By Glynda C. Carr
In 1933, President Franklin Delano Roosevelt launched the tradition of assessing the first 100 days of new leadership when during a speech he offered it up as a good point for reflecting on the status of the newly implemented New Deal. The series of laws, which were quickly-passed under his new administration, aimed to end the Great Depression and get the country back on its feet. There is a parallel between the desperate mood of the country 88 years ago when Roosevelt took the reigns and when President Joe Biden took leadership this past January in the midst of an ongoing pandemic, a worsening economy and rising racial tensions. One major difference, however, is that there is now a long-overdue focus on the role of Black women in righting the ship.
Black women voters and political activists were on the frontline of the effort to elect President Biden and Vice President Kamala Harris–candidates who overcame long-held biases about age, gender and race to win their offices. As we assess the work of this historic leadership team at its 100 days mark, it’s also a good time to take a look at how–in light of their growing political influence and visibility–Black women are faring in our efforts to break glass ceilings, increase their presence among the ranks of political and civic leadership, and effect policy.
If recent political history has reminded us of any truth it’s that progress towards equity and justice doesn’t travel in a straight line. Black women’s efforts to diversify elected leadership have encountered significant resistance, and their achievements in one legislative branch have sometimes resulted in giving up ground in another. For example, Stacey Abram’s nearly successful bid for Georgia governor and Black women’s increased representation in Congress during the 2018 election triggered a rash of voter suppression bills. This year–following Black women’s historic gains as mayors, in the U.S. House and on the presidential ticket–legislative bodies in 47 states have introduced 361 bills aimed at curtailing the voter access measures that are frequently used by Black communities to cast their ballot. And while Black women crashed through a glass ceiling when Harris was sworn in as vice president this January, they are consequently now devoid of representation in the U.S. Senate.
Despite these challenges, Black women have made unprecedented gains in occupying elected positions and governmental appointments during the first 100 day of the new leadership that their votes helped to usher in. In addition to Harris’ historic breakthrough, Black women have again increased their numbers in the U.S. House of Representatives; eight Black women are currently serving as mayors of large cities, including Atlanta, Boston, St. Louis, San Francisco and Washington, DC; the most Black women ever are serving as cabinet and senior staff members in the presidential/vice presidential administration; and Biden has nominated three Black women to serve on the Federal Court of Appeals.
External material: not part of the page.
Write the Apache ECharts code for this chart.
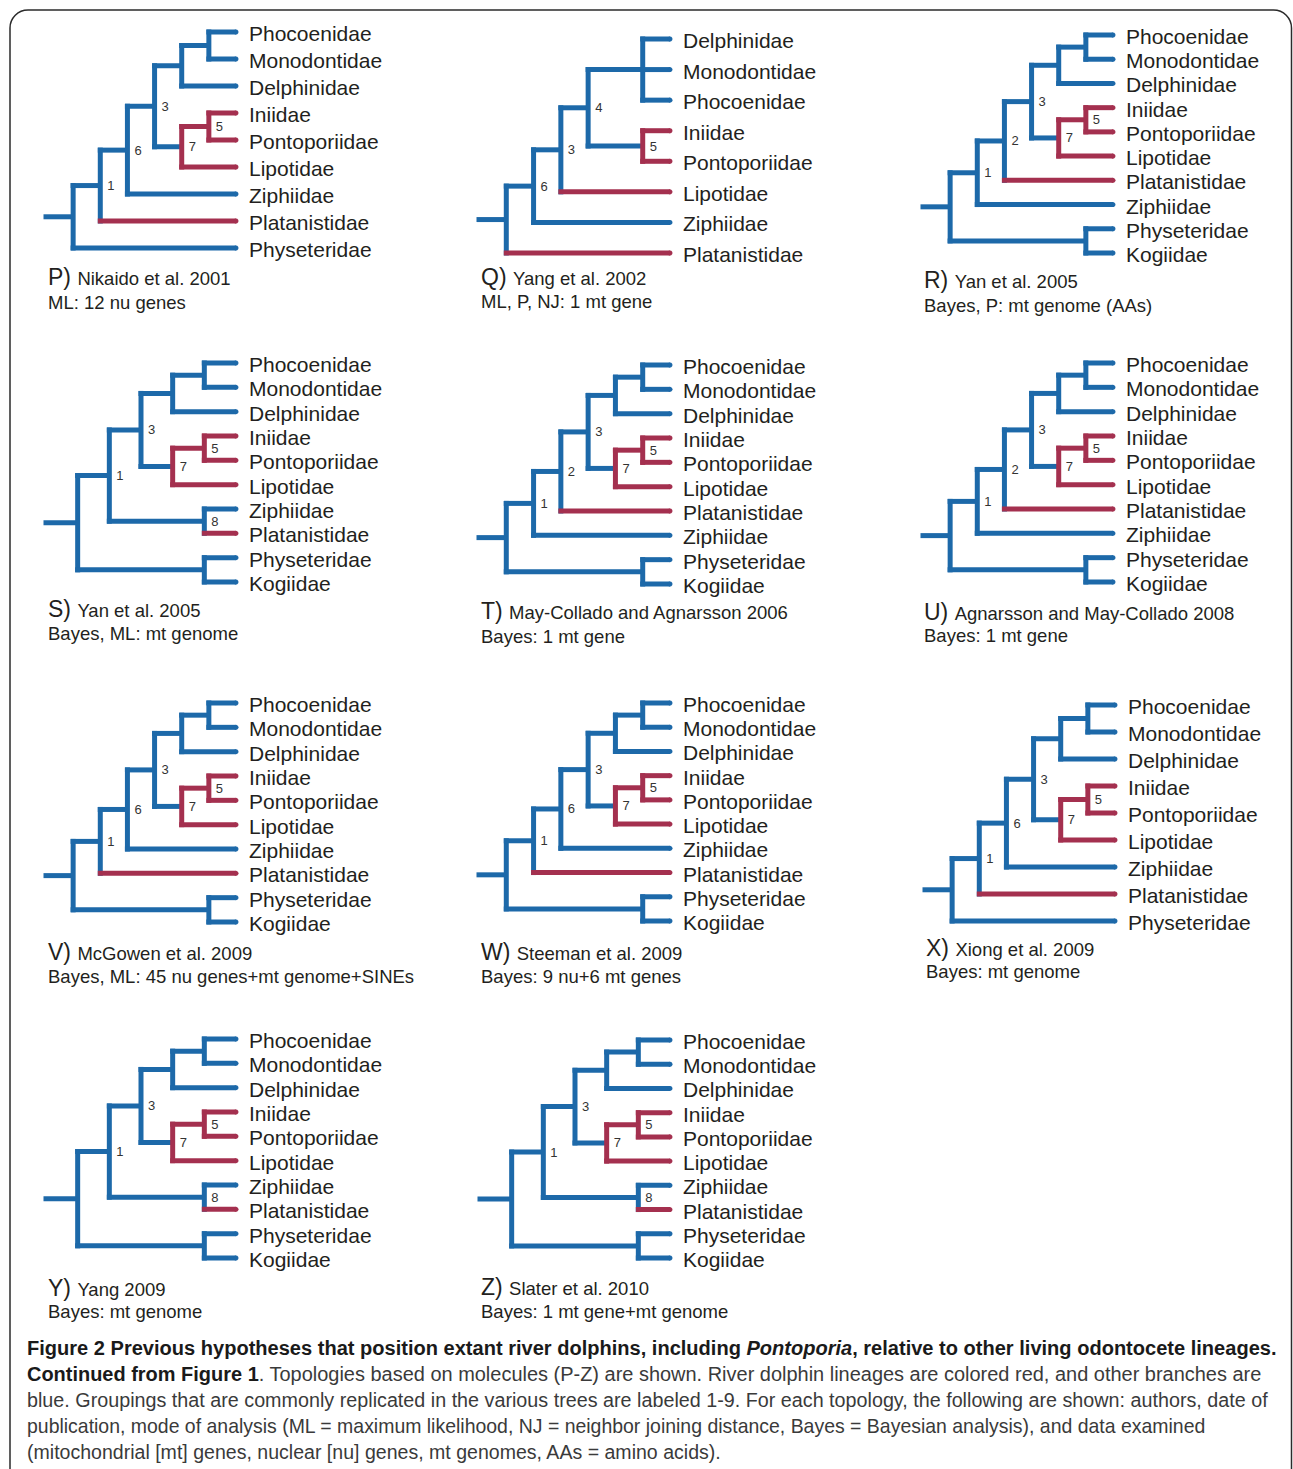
<!DOCTYPE html>
<html>
<head>
<meta charset="utf-8">
<script src="https://cdn.jsdelivr.net/npm/echarts@6/dist/echarts.min.js"></script>
<style>
html,body{margin:0;padding:0;background:#ffffff;}
#chart{width:1293px;height:1469px;}
</style>
</head>
<body>
<div id="chart"></div>
<script>
// ---------------- DATA ----------------
const panelLetters = ['P', 'Q', 'R', 'S', 'T', 'U', 'V', 'W', 'X', 'Y', 'Z'];
const panelAuthors = [
  'Nikaido et al. 2001', 'Yang et al. 2002', 'Yan et al. 2005',
  'Yan et al. 2005', 'May-Collado and Agnarsson 2006', 'Agnarsson and May-Collado 2008',
  'McGowen et al. 2009', 'Steeman et al. 2009', 'Xiong et al. 2009',
  'Yang 2009', 'Slater et al. 2010'
];
const panelMethods = [
  'ML: 12 nu genes', 'ML, P, NJ: 1 mt gene', 'Bayes, P: mt genome (AAs)',
  'Bayes, ML: mt genome', 'Bayes: 1 mt gene', 'Bayes: 1 mt gene',
  'Bayes, ML: 45 nu genes+mt genome+SINEs', 'Bayes: 9 nu+6 mt genes', 'Bayes: mt genome',
  'Bayes: mt genome', 'Bayes: 1 mt gene+mt genome'
];
// Newick topologies (internal node names = grouping numbers, ":n" = drawn branch span)
const panelTrees = [
  '((((((Phocoenidae,Monodontidae),Delphinidae),((Iniidae,Pontoporiidae)5,Lipotidae)7)3,Ziphiidae)6,Platanistidae)1,Physeteridae)',
  '(((((Delphinidae,Monodontidae,Phocoenidae):2,(Iniidae,Pontoporiidae)5)4,Lipotidae)3,Ziphiidae)6,Platanistidae)',
  '((((((Phocoenidae,Monodontidae),Delphinidae),((Iniidae,Pontoporiidae)5,Lipotidae)7)3,Platanistidae)2,Ziphiidae)1,(Physeteridae,Kogiidae))',
  '(((((Phocoenidae,Monodontidae),Delphinidae),((Iniidae,Pontoporiidae)5,Lipotidae)7)3,(Ziphiidae,Platanistidae)8)1,(Physeteridae,Kogiidae))',
  '((((((Phocoenidae,Monodontidae),Delphinidae),((Iniidae,Pontoporiidae)5,Lipotidae)7)3,Platanistidae)2,Ziphiidae)1,(Physeteridae,Kogiidae))',
  '((((((Phocoenidae,Monodontidae),Delphinidae),((Iniidae,Pontoporiidae)5,Lipotidae)7)3,Platanistidae)2,Ziphiidae)1,(Physeteridae,Kogiidae))',
  '((((((Phocoenidae,Monodontidae),Delphinidae),((Iniidae,Pontoporiidae)5,Lipotidae)7)3,Ziphiidae)6,Platanistidae)1,(Physeteridae,Kogiidae))',
  '((((((Phocoenidae,Monodontidae),Delphinidae),((Iniidae,Pontoporiidae)5,Lipotidae)7)3,Ziphiidae)6,Platanistidae)1,(Physeteridae,Kogiidae))',
  '((((((Phocoenidae,Monodontidae),Delphinidae),((Iniidae,Pontoporiidae)5,Lipotidae)7)3,Ziphiidae)6,Platanistidae)1,Physeteridae)',
  '(((((Phocoenidae,Monodontidae),Delphinidae),((Iniidae,Pontoporiidae)5,Lipotidae)7)3,(Ziphiidae,Platanistidae)8)1,(Physeteridae,Kogiidae))',
  '(((((Phocoenidae,Monodontidae),Delphinidae),((Iniidae,Pontoporiidae)5,Lipotidae)7)3,(Ziphiidae,Platanistidae)8)1,(Physeteridae,Kogiidae))'
];
const riverDolphins = ['Iniidae', 'Pontoporiidae', 'Lipotidae', 'Platanistidae'];
const captionLines = [
  [['b', 'Figure 2 Previous hypotheses that position extant river dolphins, including '], ['bi', 'Pontoporia'], ['b', ', relative to other living odontocete lineages.']],
  [['b', 'Continued from Figure 1'], ['n', '. Topologies based on molecules (P-Z) are shown. River dolphin lineages are colored red, and other branches are']],
  [['n', 'blue. Groupings that are commonly replicated in the various trees are labeled 1-9. For each topology, the following are shown: authors, date of']],
  [['n', 'publication, mode of analysis (ML = maximum likelihood, NJ = neighbor joining distance, Bayes = Bayesian analysis), and data examined']],
  [['n', '(mitochondrial [mt] genes, nuclear [nu] genes, mt genomes, AAs = amino acids).']]
];

// ---------------- LAYOUT / STYLE ----------------
// stemX, tipX, firstLeafY, lastLeafY, captionX, caption line1 baseline, line2 baseline
const panelLayout = [
  [46, 238, 32, 248, 48, 285, 309],
  [479, 672, 39, 253, 481, 285, 308],
  [923, 1115, 35, 253, 924, 288, 312],
  [46, 238, 363, 582, 48, 617, 640],
  [479, 672, 365, 584, 481, 619, 643],
  [923, 1115, 363, 582, 924, 620, 642],
  [46, 238, 703, 922, 48, 960, 983],
  [479, 672, 703, 921, 481, 960, 983],
  [925, 1117, 705, 921, 926, 956, 978],
  [46, 238, 1039, 1258, 48, 1296, 1318],
  [480, 672, 1040, 1258, 481, 1295, 1318]
];
const captionX = 27;
const captionCenters = [1349, 1375, 1401, 1427, 1453];
const captionWidths = [1250, 1235, 1241, 1179, 695];

const BLUE = '#1d69a9';
const RED = '#a4304f';
const TEXT = '#231f20';
const FONT = "'Liberation Sans', Arial, Helvetica, sans-serif";
const CAP_FONT = "'Liberation Sans Narrow', 'Liberation Sans', Arial, sans-serif";
const LW = 5;

// ---------------- TREE HELPERS ----------------
function parseNewick(s) {
  let i = 0;
  function node() {
    const n = { children: [], name: '', len: 1 };
    if (s[i] === '(') {
      i++;
      n.children.push(node());
      while (s[i] === ',') { i++; n.children.push(node()); }
      i++;
    }
    let name = '';
    while (i < s.length && ',():;'.indexOf(s[i]) < 0) name += s[i++];
    n.name = name.trim();
    if (s[i] === ':') {
      i++;
      let l = '';
      while (i < s.length && ',();'.indexOf(s[i]) < 0) l += s[i++];
      n.len = parseFloat(l);
    }
    return n;
  }
  return node();
}

function layoutTree(root) {
  const river = new Set(riverDolphins);
  function height(n) {
    if (!n.children.length) { n.h = 0; return 0; }
    n.h = Math.max.apply(null, n.children.map(c => height(c) + c.len));
    return n.h;
  }
  height(root);
  let leafIdx = 0;
  function place(n) {
    if (!n.children.length) {
      n.y = leafIdx++;
      n.red = river.has(n.name);
      return;
    }
    n.children.forEach(place);
    n.y = (n.children[0].y + n.children[n.children.length - 1].y) / 2;
    n.red = n.children.every(c => c.red);
  }
  place(root);
  const nodes = [];
  function emit(n, parent) {
    const leaf = !n.children.length;
    nodes.push({
      x: -n.h,
      y: n.y,
      px: parent ? -parent.h : -(root.h + 1),
      leaf: leaf,
      colH: leaf ? n.red : (parent ? parent.red : false),
      colV: n.red,
      yTop: leaf ? n.y : n.children[0].y,
      yBot: leaf ? n.y : n.children[n.children.length - 1].y,
      label: leaf ? '' : n.name,
      name: leaf ? n.name : ''
    });
    n.children.forEach(c => emit(c, n));
  }
  emit(root, null);
  return { nodes: nodes, height: root.h, leaves: leafIdx };
}

function makeRender(nodes) {
  return function (params, api) {
    const n = nodes[params.dataIndex];
    const a = api.coord([n.px, n.y]);
    const b = api.coord([n.x, n.y]);
    const els = [];
    els.push({
      type: 'line',
      shape: { x1: a[0] - LW / 2, y1: a[1], x2: b[0], y2: b[1] },
      style: { stroke: n.colH ? RED : BLUE, lineWidth: LW, lineCap: 'butt' }
    });
    if (n.leaf) {
      els.push({
        type: 'circle',
        shape: { cx: b[0], cy: b[1], r: LW / 2 },
        style: { fill: n.colH ? RED : BLUE }
      });
      els.push({
        type: 'text',
        x: b[0] + 13, y: b[1] + 1.5,
        style: {
          text: n.name, fontSize: 21, fontFamily: FONT, fill: TEXT,
          align: 'left', textAlign: 'left', verticalAlign: 'middle', textVerticalAlign: 'middle'
        }
      });
    } else {
      const t = api.coord([n.x, n.yTop]);
      const d = api.coord([n.x, n.yBot]);
      els.push({
        type: 'line',
        shape: { x1: t[0], y1: t[1], x2: d[0], y2: d[1] },
        style: { stroke: n.colV ? RED : BLUE, lineWidth: LW, lineCap: 'square' }
      });
      if (n.label) {
        els.push({
          type: 'text',
          x: b[0] + 7, y: b[1],
          style: {
            text: n.label, fontSize: 13, fontFamily: FONT, fill: '#333333',
            align: 'left', textAlign: 'left', verticalAlign: 'middle', textVerticalAlign: 'middle'
          }
        });
      }
    }
    return { type: 'group', children: els };
  };
}

// ---------------- MEASURE ----------------
const mctx = document.createElement('canvas').getContext('2d');
function tw(str, font) { mctx.font = font; return mctx.measureText(str).width; }
function capFont(style, size) {
  return (style.indexOf('i') >= 0 && style !== 'n' ? 'italic ' : '') +
         (style.indexOf('b') >= 0 ? 'bold ' : '') + size + 'px ' + CAP_FONT;
}
function lineWidthAt(runs, size) {
  return runs.reduce((s, r) => s + tw(r[1], capFont(r[0], size)), 0);
}

// ---------------- BUILD OPTION ----------------
const grids = [], xAxes = [], yAxes = [], series = [], graphics = [];

panelTrees.forEach((nw, i) => {
  const L = panelLayout[i];
  const tree = layoutTree(parseNewick(nw));
  const n = tree.leaves;
  const sp = (L[3] - L[2]) / (n - 1);
  grids.push({ left: L[0], top: L[2] - sp / 2, width: L[1] - L[0] - 2, height: n * sp, containLabel: false });
  xAxes.push({ type: 'value', gridIndex: i, min: -(tree.height + 1), max: 0, show: false });
  yAxes.push({ type: 'value', gridIndex: i, min: -0.5, max: n - 0.5, inverse: true, show: false });
  series.push({
    type: 'custom',
    coordinateSystem: 'cartesian2d',
    xAxisIndex: i, yAxisIndex: i,
    clip: false, silent: true, animation: false,
    encode: { x: 0, y: 1 },
    data: tree.nodes.map(d => [d.x, d.y]),
    renderItem: makeRender(tree.nodes)
  });

  // panel caption
  const letter = panelLetters[i] + ')';
  const letterFont = '23px ' + FONT;
  const authorX = L[4] + tw(letter + ' ', letterFont);
  graphics.push({
    type: 'text', x: L[4], y: L[5] - 0.3465 * 23, silent: true,
    style: { text: letter, fontSize: 23, fontFamily: FONT, fill: TEXT,
      align: 'left', textAlign: 'left', verticalAlign: 'middle', textVerticalAlign: 'middle' }
  });
  graphics.push({
    type: 'text', x: authorX, y: L[5] - 0.3465 * 18.5, silent: true,
    style: { text: panelAuthors[i], fontSize: 18.5, fontFamily: FONT, fill: TEXT,
      align: 'left', textAlign: 'left', verticalAlign: 'middle', textVerticalAlign: 'middle' }
  });
  graphics.push({
    type: 'text', x: L[4], y: L[6] - 0.3465 * 18.5, silent: true,
    style: { text: panelMethods[i], fontSize: 18.5, fontFamily: FONT, fill: TEXT,
      align: 'left', textAlign: 'left', verticalAlign: 'middle', textVerticalAlign: 'middle' }
  });
});

// figure caption
let totTarget = 0, totMeasured = 0;
captionLines.forEach((runs, k) => { totTarget += captionWidths[k]; totMeasured += lineWidthAt(runs, 20); });
let capSize = 20 * totTarget / totMeasured;
capSize = Math.max(18.5, Math.min(21, capSize));
const capRich = {
  b: { fontSize: capSize, fontFamily: CAP_FONT, fontWeight: 'bold', fill: '#1a1a1a' },
  bi: { fontSize: capSize, fontFamily: CAP_FONT, fontWeight: 'bold', fontStyle: 'italic', fill: '#1a1a1a' },
  n: { fontSize: capSize, fontFamily: CAP_FONT, fill: '#3a3a3a' }
};
captionLines.forEach((runs, k) => {
  const w = lineWidthAt(runs, capSize);
  graphics.push({
    type: 'text', x: captionX, y: captionCenters[k] - 1, scaleX: captionWidths[k] / w, silent: true,
    style: {
      text: runs.map(r => '{' + r[0] + '|' + r[1] + '}').join(''),
      rich: capRich,
      align: 'left', textAlign: 'left', verticalAlign: 'middle', textVerticalAlign: 'middle'
    }
  });
});

// frame
graphics.unshift({
  type: 'rect', silent: true,
  shape: { x: 10, y: 10, width: 1281.5, height: 1500, r: 18 },
  style: { fill: 'none', stroke: '#2b2b2b', lineWidth: 1.5 }
});

const chart = echarts.init(document.getElementById('chart'), null, { renderer: 'svg', width: 1293, height: 1469 });
chart.setOption({
  backgroundColor: '#ffffff',
  animation: false,
  grid: grids,
  xAxis: xAxes,
  yAxis: yAxes,
  series: series,
  graphic: { elements: graphics }
});
</script>
</body>
</html>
Assessing how Black women have fared in the first 100 days isn’t simply a matter of determining whether they’ve had increased opportunity to step into leadership roles. It’s also about whether they’ve been able to steady the ship during critical moments as well as advance policies and solutions that are reflective of what voters and communities want and need.
For years, Black women and their allies have argued that greater diversity in government brings not only representational parity but also more effective solutions.Today, we can see multiple ways that Black women’s increased political power is allowing them to show up in important ways. As vice president, Harris has advanced her quest to end disparities in Black women’s maternal health outcomes. She also has cast more early-term tie-breaking votes in the Senate than any other vice president, facilitating passage of bills to support the country’s recovery from the coronavirus pandemic and the confirmation of a defense-policy cabinet member. Now, she has been tasked with finding solutions to the nation’s border crisis, an issue that she previously took on as California Attorney General.
Black women’s leadership is showing up in other areas of government as well. In the wake of former police officer Derek Chauvin’s murder of another unarmed Black person, Rep. Karen Bass is leading the national effort to end police brutality through her sponsorship of the George Floyd Justice in Policing Bill H.R.7120 – 116th Congress (2019-2020): George Floyd Justice in Policing Act of 2020. New York Attorney General Leticia James and Fulton County, Georgia, District Attorney Fani Willis are pursuing their investigations into the Trump administration’s likely financial and election abuses despite a waning interest in the difficult work of holding the former president accountable. In New York City, newly appointed School Chancellor Meisha Porter is taking on the challenging job of dismantling intractable desegregation of the city’s public school system.
These recent gains are the result of years of work to make space for Black women’s voices and leadership. Still, some areas of leadership have remained elusive. No Black woman has served on the U.S. Supreme Court and their absence in the Senate means Black women and the issues they champion lack deeply informed representation in two of the federal government’s three branches. Additionally, no Black woman has ever served as governor. There are opportunities on the horizon to close these gaps, however, including a gubernatorial race in Virginia in 2021 and a possible run in 2022 by Stacey Abrams for Georgia governor. Black women are also eyeing possible Senate runs in.n Florida, North Carolina and Ohio, and Biden has committed to nominating a Black woman to the Supreme Court should the opportunity present itself.